The end of Boston’s dirty, dangerous Orange Line – Jack Lueders-Booth’s best photograph

The end of Boston’s dirty, dangerous Orange Line – Jack Lueders-Booth’s best photograph

‘She was frank and trusting’ … this homeless family were concerned about displacement.
‘She was frank and trusting’ … this homeless family were concerned about displacement. Photograph: Jack Lueders-Booth. Courtesy of Gallery Kayafas, Boston

‘The elevated section of track had become dilapidated and was due for demolition. This woman is worried about gentrification, which could lead to the area losing its homeless shelter’

 

The Orange Line is part of the public transport system in Boston.

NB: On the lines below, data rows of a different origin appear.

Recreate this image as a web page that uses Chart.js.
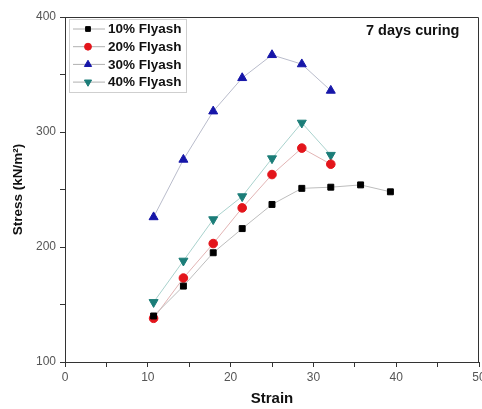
<!DOCTYPE html>
<html>
<head>
<meta charset="utf-8">
<script src="https://cdn.jsdelivr.net/npm/chart.js@4.4.1/dist/chart.umd.min.js"></script>
<style>
  html, body { margin: 0; padding: 0; background: #fff; }
  #wrap { width: 482px; height: 409px; }
</style>
</head>
<body>
<div id="wrap"><canvas id="chart" width="482" height="409"></canvas></div>
<script>
// ── Data ──
const STRAIN = [10.7, 14.3, 17.9, 21.4, 25.0, 28.6, 32.1, 35.7, 39.3];
const FLY10 = [140, 166, 195, 216, 237, 251, 252, 254, 248];
const FLY20 = [138, 173, 203, 234, 263, 286, 272];
const FLY30 = [226, 276, 318, 347, 367, 359, 336];
const FLY40 = [152, 188, 224, 244, 277, 308, 280];
const LABELS = ['10% Flyash', '20% Flyash', '30% Flyash', '40% Flyash'];
const Y_TICKS = [100, 200, 300, 400];
const X_TICKS = [0, 10, 20, 30, 40, 50];
const NOTE = '7 days curing';

const pts = vals => vals.map((v, i) => ({ x: STRAIN[i], y: v }));

const FONT = 'Liberation Sans, Arial, sans-serif';

function series(label, vals, color, lineColor, style, radius, rotation) {
  return {
    label, data: pts(vals),
    borderColor: lineColor, borderWidth: 1,
    pointStyle: style, pointRadius: radius, pointRotation: rotation || 0,
    pointBackgroundColor: color, pointBorderColor: color, pointBorderWidth: 1,
    tension: 0, fill: false
  };
}

// ── In-plot legend box + note + frame ──
const extras = {
  id: 'extras',
  afterDatasetsDraw(chart) {
    const { ctx, chartArea: a } = chart;
    ctx.save();
    // frame top/right
    ctx.strokeStyle = '#333';
    ctx.lineWidth = 1;
    ctx.beginPath();
    ctx.moveTo(a.left, a.top + 0.5);
    ctx.lineTo(a.right - 0.5, a.top + 0.5);
    ctx.lineTo(a.right - 0.5, a.bottom);
    ctx.stroke();

    // legend box
    const bx = 69.5, by = 19.5, bw = 117, bh = 73;
    ctx.fillStyle = '#fff';
    ctx.fillRect(bx, by, bw, bh);
    ctx.strokeStyle = '#cfcfcf';
    ctx.strokeRect(bx, by, bw, bh);
    chart.data.datasets.forEach((ds, i) => {
      const y = 29 + i * 17.7;
      ctx.strokeStyle = '#b0b0b0';
      ctx.beginPath();
      ctx.moveTo(73, y);
      ctx.lineTo(105, y);
      ctx.stroke();
      ctx.fillStyle = ds.pointBackgroundColor;
      ctx.strokeStyle = ds.pointBorderColor;
      Chart.helpers.drawPoint(ctx, {
        pointStyle: ds.pointStyle, radius: ds.pointRadius * 0.8,
        rotation: ds.pointRotation, borderWidth: 1
      }, 88, y);
      ctx.fillStyle = '#111';
      ctx.font = 'bold 13.5px ' + FONT;
      ctx.textBaseline = 'middle';
      ctx.textAlign = 'left';
      ctx.fillText(ds.label, 108, y + 0.5);
    });

    // note
    ctx.fillStyle = '#111';
    ctx.font = 'bold 14.5px ' + FONT;
    ctx.textAlign = 'left';
    ctx.textBaseline = 'middle';
    ctx.fillText(NOTE, 366, 31);
    ctx.restore();
  }
};

new Chart(document.getElementById('chart'), {
  type: 'line',
  data: {
    datasets: [
      series(LABELS[0], FLY10, '#000000', '#bdbdbd', 'rect', 4.2),
      series(LABELS[1], FLY20, '#e3151b', '#e2b4b4', 'circle', 4.3),
      series(LABELS[2], FLY30, '#1616a8', '#b9bccb', 'triangle', 5.2),
      series(LABELS[3], FLY40, '#1b7d78', '#a9d2cd', 'triangle', 5.2, 180)
    ]
  },
  plugins: [extras],
  options: {
    responsive: false, animation: false,
    layout: { autoPadding: false, padding: { left: 0, right: 3, top: 17, bottom: 0 } },
    plugins: { legend: { display: false }, tooltip: { enabled: false } },
    scales: {
      x: {
        type: 'linear', min: 0, max: 50,
        afterFit: s => { s.height = 47; s.paddingLeft = 0; s.paddingRight = 0; },
        afterBuildTicks: s => { s.ticks = [0, 5, 10, 15, 20, 25, 30, 35, 40, 45, 50].map(v => ({ value: v })); },
        border: { color: '#333', width: 1 },
        grid: { drawOnChartArea: false, tickLength: 5, color: '#333' },
        ticks: {
          color: '#555', font: { size: 12, family: FONT }, padding: 3,
          maxRotation: 0, autoSkip: false,
          callback: v => X_TICKS.includes(v) ? String(v) : ''
        },
        title: { display: true, text: 'Strain', color: '#111',
          font: { size: 15, weight: 'bold', family: FONT }, padding: { top: 0, bottom: 1 } }
      },
      y: {
        type: 'linear', min: 100, max: 400,
        afterFit: s => { s.width = 65; },
        afterBuildTicks: s => { s.ticks = [100, 150, 200, 250, 300, 350, 400].map(v => ({ value: v })); },
        border: { color: '#333', width: 1 },
        grid: { drawOnChartArea: false, tickLength: 5, color: '#333' },
        ticks: {
          color: '#555', font: { size: 12, family: FONT }, padding: 4, autoSkip: false,
          callback: v => Y_TICKS.includes(v) ? String(v) : ''
        },
        title: { display: true, text: 'Stress (kN/m²)', color: '#111',
          font: { size: 13.5, weight: 'bold', family: FONT }, padding: { top: 10, bottom: 0 } }
      }
    }
  }
});
</script>
</body>
</html>
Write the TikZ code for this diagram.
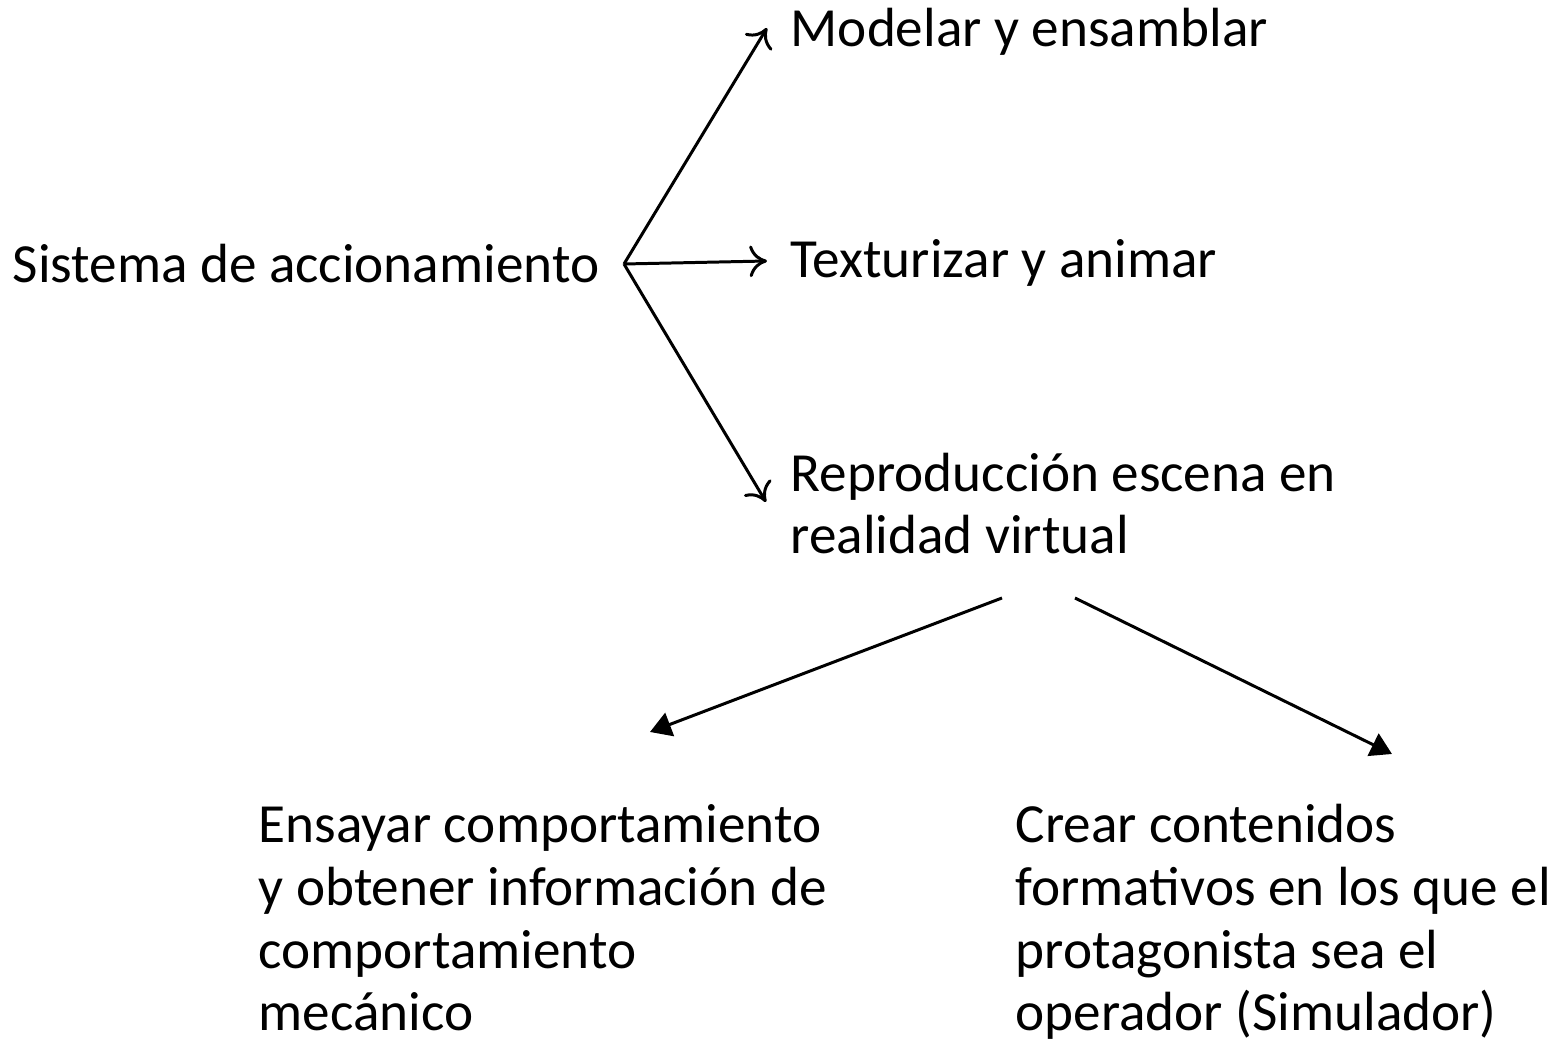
\documentclass[tikz,border=0pt]{standalone}
\usepackage{fontspec}
\setmainfont{Carlito}
\usepackage{tikz}
\usetikzlibrary{arrows.meta}

\tikzset{
	txt/.style={anchor=base west, inner sep=0pt, align=left, font=\fontsize{15.7}{17.9}\selectfont},
	open/.style={-{To[length=5pt,width=9pt]}, line width=0.85pt},
	solid tip/.style={-{Triangle[length=6pt,width=7pt]}, line width=0.85pt}
}

\begin{document}
\begin{tikzpicture}[x=0.01cm,y=-0.01cm]
\useasboundingbox (0,0) rectangle (1568,1046);

\node (src) at (12,283) [txt] {Sistema de accionamiento};
	\coordinate (fan) at (624,264);

	\node (mod) at (790,47) [txt] {Modelar y ensamblar};
	\node (tex) at (790,278) [txt] {Texturizar y animar};
	\node (rep) at (790,554) [txt] {Reproducción escena en\\realidad virtual};

	\coordinate (modtip) at (767,28);
	\coordinate (textip) at (767,261);
	\coordinate (reptip) at (766,502);
	\draw[open] (fan) -- (modtip);
	\draw[open] (fan) -- (textip);
	\draw[open] (fan) -- (reptip);

\node (ens) at (258,1031) [txt] {Ensayar comportamiento\\y obtener información de\\comportamiento\\mecánico};
\node (cre) at (1015,1031) [txt] {Crear contenidos\\formativos en los que el\\protagonista sea el\\operador (Simulador)};

	\coordinate (repl) at (1002,598);
	\coordinate (repr) at (1075,598);
	\coordinate (enstip) at (650,732);
	\coordinate (cretip) at (1392,754);
	\draw[solid tip] (repl) -- (enstip);
	\draw[solid tip] (repr) -- (cretip);
\end{tikzpicture}
\end{document}
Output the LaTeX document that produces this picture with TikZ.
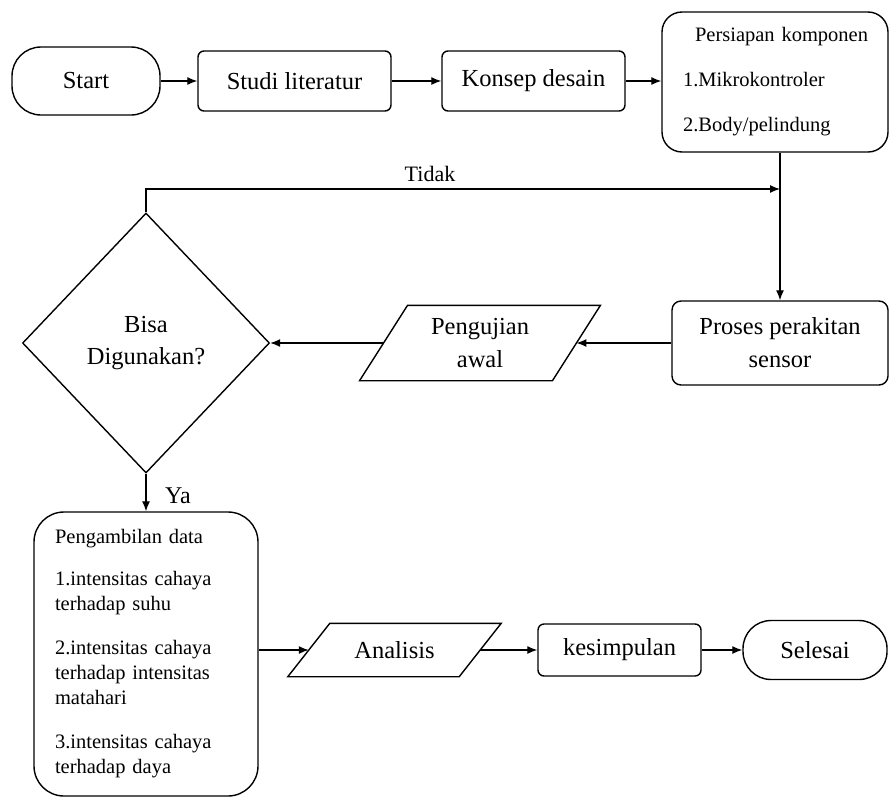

It opened in 1901. Most of it was underground but its last four miles, in the south-west of the city, came out in Chinatown and went up to Forest Hills. By the early 1980s, this section of elevated railway had become dilapidated, dirty and dangerous, which inadvertently resulted in the area having affordable housing, the low rents attracting people who couldn’t afford to live in other parts of Boston. Homelessness and poverty became big issues.

The section was scheduled for demolition in 1985. There were concerns that, when the overhead railway came down, gentrification would happen, displacing the people who lived there. I was one of five photographers commissioned by the Urban Arts organisation to capture what we found interesting along this stretch before it was demolished.